• WHAT IS REQUIRED: Reproduce the listing word for word. Skip any image.
++++++
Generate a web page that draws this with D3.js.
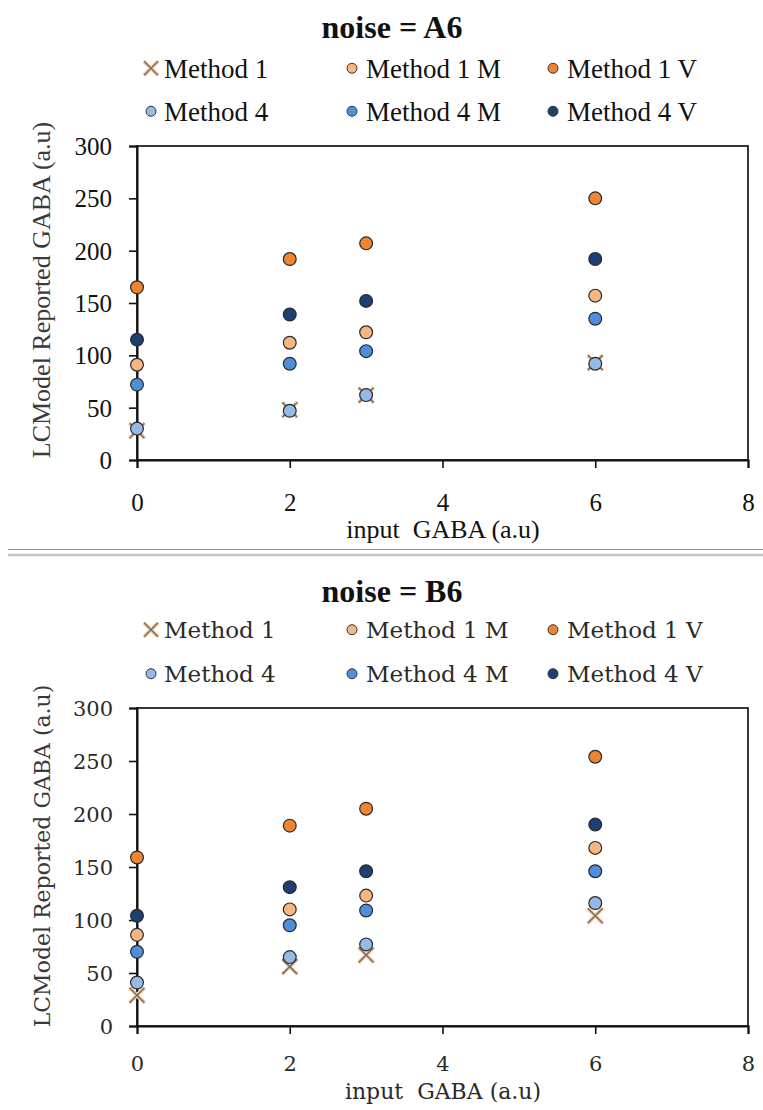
<!DOCTYPE html>
<html>
<head>
<meta charset="utf-8">
<script src="https://cdn.jsdelivr.net/npm/d3@7/dist/d3.min.js"></script>
<style>
  html, body { margin: 0; padding: 0; background: #fff; }
  svg { display: block; }
</style>
</head>
<body>
<svg id="chart" width="763" height="1110"></svg>
<script>
// ---- data -------------------------------------------------------------
const inputGaba = [0, 2, 3, 6];
const seriesNames = ["Method 1", "Method 1 M", "Method 1 V", "Method 4", "Method 4 M", "Method 4 V"];
const xTicks = [0, 2, 4, 6, 8];
const yTicks = [0, 50, 100, 150, 200, 250, 300];

// noise = A6
const a6Method1  = [28, 48, 62, 93];
const a6Method1M = [91, 112, 122, 157];
const a6Method1V = [165, 192, 207, 250];
const a6Method4  = [30, 47, 62, 92];
const a6Method4M = [72, 92, 104, 135];
const a6Method4V = [115, 139, 152, 192];

// noise = B6
const b6Method1  = [29, 56, 67, 104];
const b6Method1M = [86, 110, 123, 168];
const b6Method1V = [159, 189, 205, 254];
const b6Method4  = [41, 65, 77, 116];
const b6Method4M = [70, 95, 109, 146];
const b6Method4V = [104, 131, 146, 190];

// ---- styles -----------------------------------------------------------
const seriesStyle = {
  "Method 1":   { cross: true },
  "Method 1 M": { fill: "#f6b783" },
  "Method 1 V": { fill: "#ee8533" },
  "Method 4":   { fill: "#93bbe6" },
  "Method 4 M": { fill: "#4e8fdb" },
  "Method 4 V": { fill: "#1d3f73" }
};

const svg = d3.select("#chart");

function drawCross(g, cx, cy, h) {
  const p = `M${cx - h},${cy - h}L${cx + h},${cy + h}M${cx - h},${cy + h}L${cx + h},${cy - h}`;
  g.append("path").attr("d", p).attr("stroke", "#f7d2ad").attr("stroke-width", 4).attr("fill", "none");
  g.append("path").attr("d", p).attr("stroke", "#7a6e66").attr("stroke-width", 1.6).attr("fill", "none");
}

function drawPanel(cfg) {
  const g = svg.append("g");
  const x = d3.scaleLinear().domain([0, 8]).range([137, 748]);
  const y = d3.scaleLinear().domain([0, 300]).range([cfg.y0, cfg.y300]);

  // title
  g.append("text")
    .attr("x", 392).attr("y", cfg.titleY)
    .attr("text-anchor", "middle")
    .attr("font-family", "'Liberation Serif', 'Times New Roman', serif")
    .attr("font-weight", "bold")
    .attr("font-size", 32)
    .attr("fill", "#111")
    .text(cfg.title);

  // legend
  const legX = [{ m: 151, t: 164 }, { m: 352, t: 366 }, { m: 553, t: 567 }];
  seriesNames.forEach((name, i) => {
    const row = Math.floor(i / 3), col = i % 3;
    const by = cfg.legendBase[row];
    const my = by - cfg.legendFont * 0.36;
    const st = seriesStyle[name];
    if (st.cross) {
      drawCross(g, legX[col].m, my, 7);
    } else {
      g.append("circle").attr("cx", legX[col].m).attr("cy", my).attr("r", 5)
        .attr("fill", st.fill).attr("stroke", "#333").attr("stroke-width", 1);
    }
    g.append("text")
      .attr("x", legX[col].t).attr("y", by)
      .attr("font-family", cfg.font)
      .attr("font-size", cfg.legendFont)
      .attr("fill", cfg.textColor)
      .text(name);
  });

  // frame
  g.append("rect")
    .attr("x", x(0)).attr("y", y(300))
    .attr("width", x(8) - x(0)).attr("height", y(0) - y(300))
    .attr("fill", "none").attr("stroke", "#222").attr("stroke-width", 1.8);

  // axes
  const xAxis = d3.axisBottom(x).tickValues(xTicks).tickSize(8).tickPadding(cfg.xTickPad).tickFormat(d3.format("d"));
  const yAxis = d3.axisLeft(y).tickValues(yTicks).tickSize(8).tickPadding(cfg.yTickPad).tickFormat(d3.format("d"));

  const gx = g.append("g").attr("transform", `translate(0,${y(0)})`).call(xAxis);
  const gy = g.append("g").attr("transform", `translate(${x(0)},0)`).call(yAxis);
  [gx, gy].forEach(ax => {
    ax.select(".domain").attr("stroke", "#111").attr("stroke-width", 2);
    ax.selectAll(".tick line").attr("stroke", "#111").attr("stroke-width", 1.6);
    ax.selectAll(".tick text")
      .attr("font-family", cfg.font)
      .attr("font-size", cfg.tickFont)
      .attr("fill", cfg.textColor);
  });
  gy.selectAll(".tick text").attr("dy", "0.34em");

  // axis titles
  g.append("text")
    .attr("x", 443).attr("y", cfg.xTitleY)
    .attr("text-anchor", "middle")
    .attr("font-family", cfg.font)
    .attr("font-size", cfg.axisTitleFont)
    .attr("fill", cfg.textColor)
    .attr("xml:space", "preserve")
    .style("white-space", "pre")
    .text("input  GABA (a.u)");

  g.append("text")
    .attr("transform", `translate(${cfg.yTitleX},${cfg.yTitleY}) rotate(-90)`)
    .attr("text-anchor", "middle")
    .attr("font-family", cfg.font)
    .attr("font-size", cfg.axisTitleFont)
    .attr("fill", "#3a3a3a")
    .text("LCModel Reported GABA (a.u)");

  // points
  seriesNames.forEach((name, i) => {
    const vals = cfg.values[i];
    const st = seriesStyle[name];
    vals.forEach((v, j) => {
      const cx = x(inputGaba[j]), cy = y(v);
      if (st.cross) {
        drawCross(g, cx, cy, 7.5);
      } else {
        g.append("circle").attr("cx", cx).attr("cy", cy).attr("r", 6.4)
          .attr("fill", st.fill).attr("stroke", "#2a2a2a").attr("stroke-width", 1.2);
      }
    });
  });
}

drawPanel({
  title: "noise = A6",
  titleY: 38,
  legendBase: [78, 121],
  legendFont: 27,
  font: "'Liberation Serif', 'Times New Roman', serif",
  textColor: "#111",
  tickFont: 25,
  axisTitleFont: 26,
  xTickPad: 25,
  yTickPad: 17,
  xTitleY: 538,
  yTitleX: 50,
  yTitleY: 290,
  y0: 460, y300: 146,
  values: [a6Method1, a6Method1M, a6Method1V, a6Method4, a6Method4M, a6Method4V]
});

// separator between the two panels
svg.append("line").attr("x1", 8).attr("x2", 763).attr("y1", 549.5).attr("y2", 549.5)
  .attr("stroke", "#8e8e8e").attr("stroke-width", 1);
svg.append("line").attr("x1", 8).attr("x2", 763).attr("y1", 555).attr("y2", 555)
  .attr("stroke", "#c4c4c4").attr("stroke-width", 2.5);

drawPanel({
  title: "noise = B6",
  titleY: 602,
  legendBase: [638, 682],
  legendFont: 23,
  font: "'DejaVu Serif', serif",
  textColor: "#2a2a2a",
  tickFont: 21,
  axisTitleFont: 22,
  xTickPad: 22,
  yTickPad: 16,
  xTitleY: 1099,
  yTitleX: 50,
  yTitleY: 856,
  y0: 1026, y300: 708,
  values: [b6Method1, b6Method1M, b6Method1V, b6Method4, b6Method4M, b6Method4V]
});
</script>
</body>
</html>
++++++
• ANSWER TO THIS TASK:
Generate a web page that draws this with D3.js.
<!DOCTYPE html>
<html>
<head>
<meta charset="utf-8">
<script src="https://cdn.jsdelivr.net/npm/d3@7/dist/d3.min.js"></script>
<style>
  html, body { margin: 0; padding: 0; background: #fff; }
  svg { display: block; }
</style>
</head>
<body>
<svg id="chart" width="763" height="1110"></svg>
<script>
// ---- data -------------------------------------------------------------
const inputGaba = [0, 2, 3, 6];
const seriesNames = ["Method 1", "Method 1 M", "Method 1 V", "Method 4", "Method 4 M", "Method 4 V"];
const xTicks = [0, 2, 4, 6, 8];
const yTicks = [0, 50, 100, 150, 200, 250, 300];

// noise = A6
const a6Method1  = [28, 48, 62, 93];
const a6Method1M = [91, 112, 122, 157];
const a6Method1V = [165, 192, 207, 250];
const a6Method4  = [30, 47, 62, 92];
const a6Method4M = [72, 92, 104, 135];
const a6Method4V = [115, 139, 152, 192];

// noise = B6
const b6Method1  = [29, 56, 67, 104];
const b6Method1M = [86, 110, 123, 168];
const b6Method1V = [159, 189, 205, 254];
const b6Method4  = [41, 65, 77, 116];
const b6Method4M = [70, 95, 109, 146];
const b6Method4V = [104, 131, 146, 190];

// ---- styles -----------------------------------------------------------
const seriesStyle = {
  "Method 1":   { cross: true },
  "Method 1 M": { fill: "#f6b783" },
  "Method 1 V": { fill: "#ee8533" },
  "Method 4":   { fill: "#93bbe6" },
  "Method 4 M": { fill: "#4e8fdb" },
  "Method 4 V": { fill: "#1d3f73" }
};

const svg = d3.select("#chart");

function drawCross(g, cx, cy, h) {
  const p = `M${cx - h},${cy - h}L${cx + h},${cy + h}M${cx - h},${cy + h}L${cx + h},${cy - h}`;
  g.append("path").attr("d", p).attr("stroke", "#f7d2ad").attr("stroke-width", 4).attr("fill", "none");
  g.append("path").attr("d", p).attr("stroke", "#7a6e66").attr("stroke-width", 1.6).attr("fill", "none");
}

function drawPanel(cfg) {
  const g = svg.append("g");
  const x = d3.scaleLinear().domain([0, 8]).range([137, 748]);
  const y = d3.scaleLinear().domain([0, 300]).range([cfg.y0, cfg.y300]);

  // title
  g.append("text")
    .attr("x", 392).attr("y", cfg.titleY)
    .attr("text-anchor", "middle")
    .attr("font-family", "'Liberation Serif', 'Times New Roman', serif")
    .attr("font-weight", "bold")
    .attr("font-size", 32)
    .attr("fill", "#111")
    .text(cfg.title);

  // legend
  const legX = [{ m: 151, t: 164 }, { m: 352, t: 366 }, { m: 553, t: 567 }];
  seriesNames.forEach((name, i) => {
    const row = Math.floor(i / 3), col = i % 3;
    const by = cfg.legendBase[row];
    const my = by - cfg.legendFont * 0.36;
    const st = seriesStyle[name];
    if (st.cross) {
      drawCross(g, legX[col].m, my, 7);
    } else {
      g.append("circle").attr("cx", legX[col].m).attr("cy", my).attr("r", 5)
        .attr("fill", st.fill).attr("stroke", "#333").attr("stroke-width", 1);
    }
    g.append("text")
      .attr("x", legX[col].t).attr("y", by)
      .attr("font-family", cfg.font)
      .attr("font-size", cfg.legendFont)
      .attr("fill", cfg.textColor)
      .text(name);
  });

  // frame
  g.append("rect")
    .attr("x", x(0)).attr("y", y(300))
    .attr("width", x(8) - x(0)).attr("height", y(0) - y(300))
    .attr("fill", "none").attr("stroke", "#222").attr("stroke-width", 1.8);

  // axes
  const xAxis = d3.axisBottom(x).tickValues(xTicks).tickSize(8).tickPadding(cfg.xTickPad).tickFormat(d3.format("d"));
  const yAxis = d3.axisLeft(y).tickValues(yTicks).tickSize(8).tickPadding(cfg.yTickPad).tickFormat(d3.format("d"));

  const gx = g.append("g").attr("transform", `translate(0,${y(0)})`).call(xAxis);
  const gy = g.append("g").attr("transform", `translate(${x(0)},0)`).call(yAxis);
  [gx, gy].forEach(ax => {
    ax.select(".domain").attr("stroke", "#111").attr("stroke-width", 2);
    ax.selectAll(".tick line").attr("stroke", "#111").attr("stroke-width", 1.6);
    ax.selectAll(".tick text")
      .attr("font-family", cfg.font)
      .attr("font-size", cfg.tickFont)
      .attr("fill", cfg.textColor);
  });
  gy.selectAll(".tick text").attr("dy", "0.34em");

  // axis titles
  g.append("text")
    .attr("x", 443).attr("y", cfg.xTitleY)
    .attr("text-anchor", "middle")
    .attr("font-family", cfg.font)
    .attr("font-size", cfg.axisTitleFont)
    .attr("fill", cfg.textColor)
    .attr("xml:space", "preserve")
    .style("white-space", "pre")
    .text("input  GABA (a.u)");

  g.append("text")
    .attr("transform", `translate(${cfg.yTitleX},${cfg.yTitleY}) rotate(-90)`)
    .attr("text-anchor", "middle")
    .attr("font-family", cfg.font)
    .attr("font-size", cfg.axisTitleFont)
    .attr("fill", "#3a3a3a")
    .text("LCModel Reported GABA (a.u)");

  // points
  seriesNames.forEach((name, i) => {
    const vals = cfg.values[i];
    const st = seriesStyle[name];
    vals.forEach((v, j) => {
      const cx = x(inputGaba[j]), cy = y(v);
      if (st.cross) {
        drawCross(g, cx, cy, 7.5);
      } else {
        g.append("circle").attr("cx", cx).attr("cy", cy).attr("r", 6.4)
          .attr("fill", st.fill).attr("stroke", "#2a2a2a").attr("stroke-width", 1.2);
      }
    });
  });
}

drawPanel({
  title: "noise = A6",
  titleY: 38,
  legendBase: [78, 121],
  legendFont: 27,
  font: "'Liberation Serif', 'Times New Roman', serif",
  textColor: "#111",
  tickFont: 25,
  axisTitleFont: 26,
  xTickPad: 25,
  yTickPad: 17,
  xTitleY: 538,
  yTitleX: 50,
  yTitleY: 290,
  y0: 460, y300: 146,
  values: [a6Method1, a6Method1M, a6Method1V, a6Method4, a6Method4M, a6Method4V]
});

// separator between the two panels
svg.append("line").attr("x1", 8).attr("x2", 763).attr("y1", 549.5).attr("y2", 549.5)
  .attr("stroke", "#8e8e8e").attr("stroke-width", 1);
svg.append("line").attr("x1", 8).attr("x2", 763).attr("y1", 555).attr("y2", 555)
  .attr("stroke", "#c4c4c4").attr("stroke-width", 2.5);

drawPanel({
  title: "noise = B6",
  titleY: 602,
  legendBase: [638, 682],
  legendFont: 23,
  font: "'DejaVu Serif', serif",
  textColor: "#2a2a2a",
  tickFont: 21,
  axisTitleFont: 22,
  xTickPad: 22,
  yTickPad: 16,
  xTitleY: 1099,
  yTitleX: 50,
  yTitleY: 856,
  y0: 1026, y300: 708,
  values: [b6Method1, b6Method1M, b6Method1V, b6Method4, b6Method4M, b6Method4V]
});
</script>
</body>
</html>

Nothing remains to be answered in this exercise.